Although it’s laughable on one level to think of the many people wanting to claim ownership of the Footprints poem, I wonder if there’s not some more serious relationship between cryptomnesia and creativity. It’s not an original thing to say that creativity is primarily a matter of rearrangement, of finding creative connections between the many things that are rather than a discovery or manufacture of the absolutely new. There are people out there with absolutely unerring memories, who remember the details of their lives from many years ago–what they had for breakfast, how long it took to eat, whether they burped or sniffled after downing the last bit of egg. I suspect, though I cannot know, that such people would find it intensely difficult to be “original.” They would experience themselves self-consciously plagiarizing or replicating experiences all the time. If I could not forget that I had read something, I would find myself less free to combine it anew with other things that I have forgotten that I learned. Recombination is made possible by dislocation, by tearing something away from it’s original context. My guess is that Crypotmnesia makes that possible.
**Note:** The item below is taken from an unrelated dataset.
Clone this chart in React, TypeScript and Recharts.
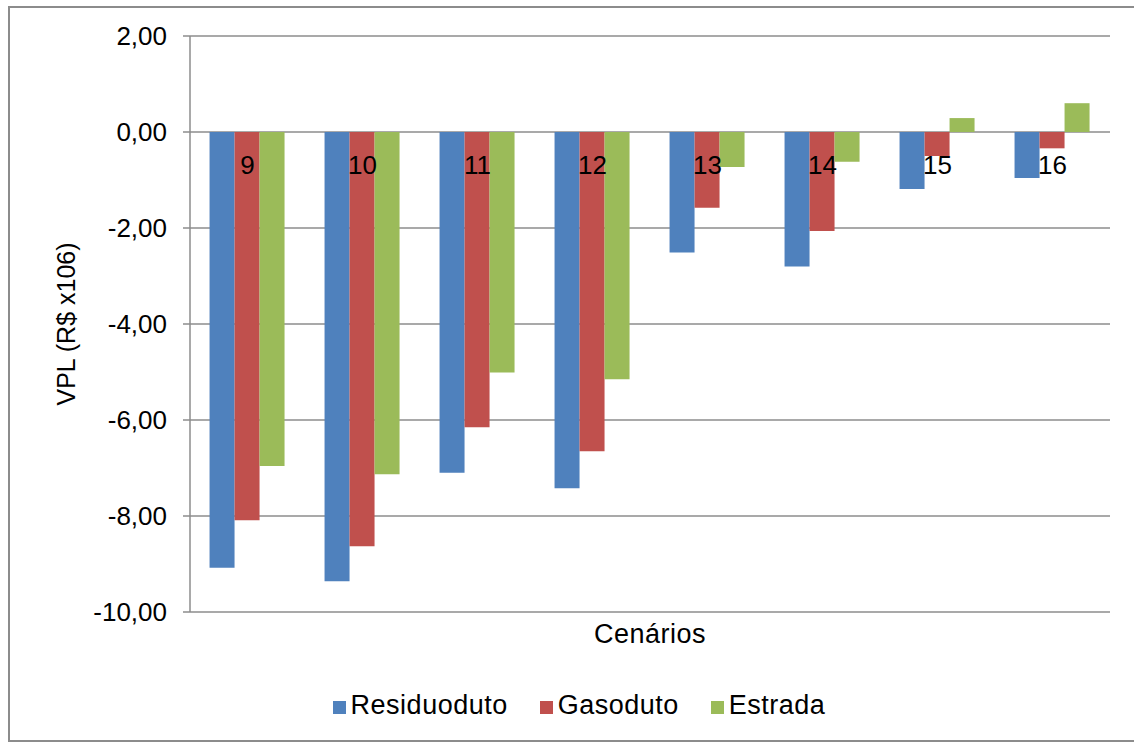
import { BarChart, Bar, XAxis, YAxis, CartesianGrid, Legend, ReferenceDot } from 'recharts';

const categories = ['9', '10', '11', '12', '13', '14', '15', '16'];
const residuoduto = [-9.08, -9.36, -7.1, -7.42, -2.51, -2.8, -1.19, -0.96];
const gasoduto = [-8.09, -8.63, -6.15, -6.65, -1.58, -2.06, -0.5, -0.34];
const estrada = [-6.96, -7.13, -5.01, -5.15, -0.73, -0.62, 0.29, 0.6];
const yTicks = [-10, -8, -6, -4, -2, 0, 2];

const series = [
  { key: 'residuoduto', name: 'Residuoduto', color: '#4F81BD' },
  { key: 'gasoduto', name: 'Gasoduto', color: '#C0504D' },
  { key: 'estrada', name: 'Estrada', color: '#9BBB59' }
];

const data = categories.map((c, i) => ({
  cenario: c,
  residuoduto: residuoduto[i],
  gasoduto: gasoduto[i],
  estrada: estrada[i]
}));

const FONT = '"Liberation Sans", Arial, sans-serif';
const GRID = '#8c8c8c';

const formatTick = (v: number) => v.toFixed(2).replace('.', ',');

const LegendContent = () => (
  <div
    style={{
      display: 'flex',
      justifyContent: 'center',
      gap: 32,
      paddingLeft: 38,
      fontSize: 27,
      letterSpacing: 0.5,
      lineHeight: '30px',
      color: '#000'
    }}
  >
    {series.map(s => (
      <span key={s.key} style={{ display: 'flex', alignItems: 'center' }}>
        <span style={{ width: 13, height: 13, background: s.color, marginRight: 5, marginTop: 4 }} />
        {s.name}
      </span>
    ))}
  </div>
);

export default function App() {
  return (
    <div style={{ position: 'fixed', left: 8, top: 6, width: 1126, height: 736, overflow: 'hidden' }}>
      <div style={{ width: 1130, height: 732, border: `2px solid ${GRID}`, background: '#fff', fontFamily: FONT }}>
        <BarChart
          width={1124}
          height={732}
          data={data}
          margin={{ top: 28, right: 24, left: 0, bottom: 20 }}
          barCategoryGap="17%"
          barGap={0}
          style={{ fontFamily: FONT }}
        >
          <CartesianGrid vertical={false} stroke={GRID} strokeWidth={1.5} />
          <XAxis
            dataKey="cenario"
            height={78}
            axisLine={false}
            tickLine={false}
            tick={false}
            label={{
              value: 'Cenários',
              position: 'insideTop',
              offset: 12,
              fill: '#000',
              fontSize: 27,
              style: { letterSpacing: 0.5 }
            }}
          />
          <YAxis
            width={180}
            domain={[-10, 2]}
            ticks={yTicks}
            interval={0}
            tickFormatter={formatTick}
            axisLine={{ stroke: GRID, strokeWidth: 1.5 }}
            tickLine={{ stroke: GRID, strokeWidth: 1.5 }}
            tickSize={7}
            tickMargin={16}
            tick={{ fill: '#000', fontSize: 26 }}
            label={{
              value: 'VPL (R$ x106)',
              angle: -90,
              position: 'insideLeft',
              offset: 56,
              fill: '#000',
              fontSize: 25,
              style: { textAnchor: 'middle' }
            }}
          />
          <Legend verticalAlign="bottom" content={<LegendContent />} />
          {series.map(s => (
            <Bar key={s.key} dataKey={s.key} name={s.name} fill={s.color} isAnimationActive={false} />
          ))}
          {categories.map(c => (
            <ReferenceDot
              key={c}
              x={c}
              y={0}
              r={0}
              fill="none"
              stroke="none"
              label={{ value: c, position: 'bottom', offset: 24, fill: '#000', fontSize: 26 }}
            />
          ))}
        </BarChart>
      </div>
    </div>
  );
}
In the same fashion, we imagine ourselves as unique and original individuals until we awake in our forties to discover that we like the same kind of socks as our fathers, that we scratch our noses in the same way between sentences, that our lower lips protrude while thinking just like his, and that we roll our thumbs around one another in precisely the same annoying way that he rolled his thumbs when we were teenagers.

Not that any of that has ever happened to me. But I’m sure if we had to live in a constant awareness of all the ways our lives are imitative, we would never be able to allow ourselves to invent new contexts and meanings for all the things we’ve plagiarized from others.

But I’m sure that someone already said this better.